The commission is probably still working out the strategy on how to go about launching the marketing campaign for the public offer! Kapco is a large IPP with power generation capacity of 1600mw.

The company was privatized in June 1996 and the government transferred management control to International Power plc (the parent that also holds controlling stake in Hubco) along with 26pc shares.

Subsequently in November of the same year, 10pc additional shares were also divested to the new owners. Total proceeds of Rs9.1 billion flowed in the official kitty from divestment of 317 million shares.

The Government now holds 64pc of Kapco's total 880 million outstanding equity. On the basis of the pricing of divestment to International Power, the average price per share works out at Rs28.70 per share. "In several ways, Kapco matches Hubco, which is currently trading at the market at around Rs32", said an analyst.

Hubco's dividends are tariff bound and the profitability is "interest rate sensitive", which meant that Kapco would not really be a growth stock such as OGDC and PPL. Could that mean that the initial capital gains in Kapco would scarcely be equal to the bonanza that successful applicants reaped in the IPOs of OGDC and PPL?

The market generally knows nothing beyond the name of the company, but even seasoned analysts have scarce knowledge about the IPP and therefore prospective market price of its IPO. "To make an accurate assessment one has to study the Power Purchase Agreement of Kapco," lamented one analyst, adding that the Agreement, nonetheless, was not a public document.

Moreover, Kapco's plant and registered office are located in distant land of Muzaffargarh, where no man from the market was willing to travel to dig out more. Analysts feel that they are better placed in the market, where the prices of shares are shooting out of the roof.

Kapco recently released financial figures for just the past two years: 2003 and 2004. In 2003, the company made after-tax profit of Rs5.5bn on sales valued at Rs23.2bn, which increased to taxed profit at Rs6.9 billion on sales valued at Rs 21.8 billion for financial year 2004. Earning per share for FY'03 and '04 worked out at Rs6.21 and Rs7.88. The company paid dividend per share at Rs16.36 and Rs6.50, respectively for the two years.

Analyst at First National Equities, Muhammad Owais, has made an effort to make some sense out of the bare numbers.
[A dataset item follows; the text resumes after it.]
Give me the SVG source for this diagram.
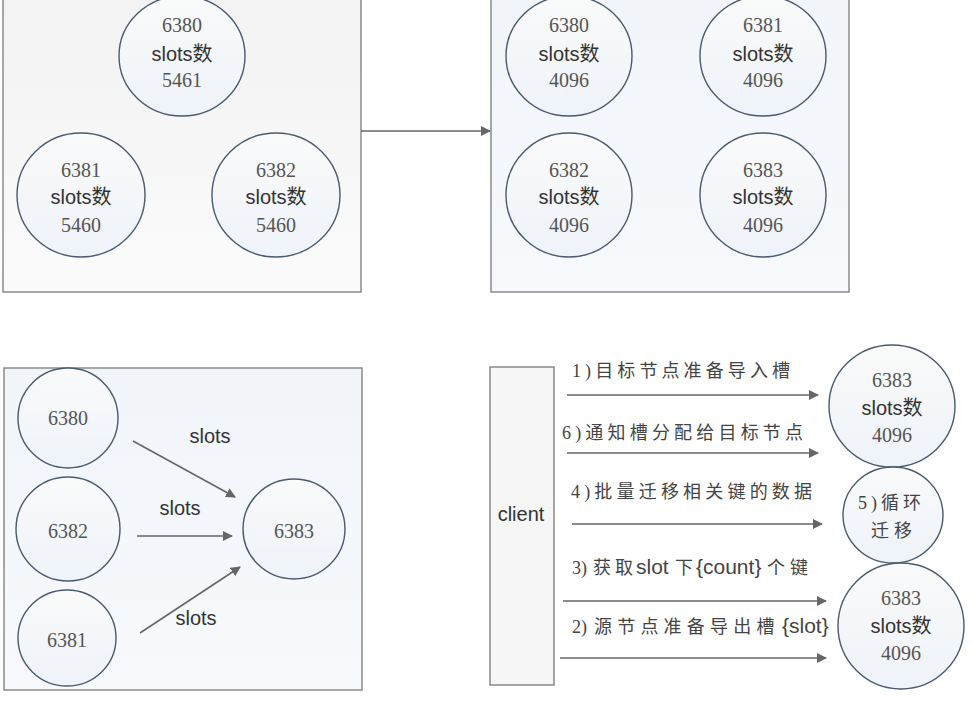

His calculation based on evaluating valuation statistics of previous IPOs and comparable power sector companies, also produces the IPO price between Rs30 and Rs35.

The analyst has assumed p/e multiple of 4-4.5 for Kapco's IPO, relatively lower than the previous IPOs of OGDC and PPL, which he said was justified, "because earnings outlook for the latter two is growth based as compared to the Kapco's outlook which seems stable".

"Secondly", said Owais, "Kapco will achieve a maximum growth in earnings in FY'05 because the company is currently enjoying an income tax exemption, which will expire in calendar year 2006".

Even if the Kapco stock does not promise the kind of initial capital gains as were witnessed in IPOs of OGDC and PPL, investors seem to be anxiously waiting the arrival of the new scrip.

Considering that offers could be made in the lots of 500 shares each, the 176m shares on public offer (excluding the employees' portion) leaves 316,800 applications, which may be declared successful.

The last offer of PPL had seen a record 800,000 applicants line up for the stock. If all of those applicants turn up, the possibility of an investor hitting this smaller jackpot would be around one-in-three.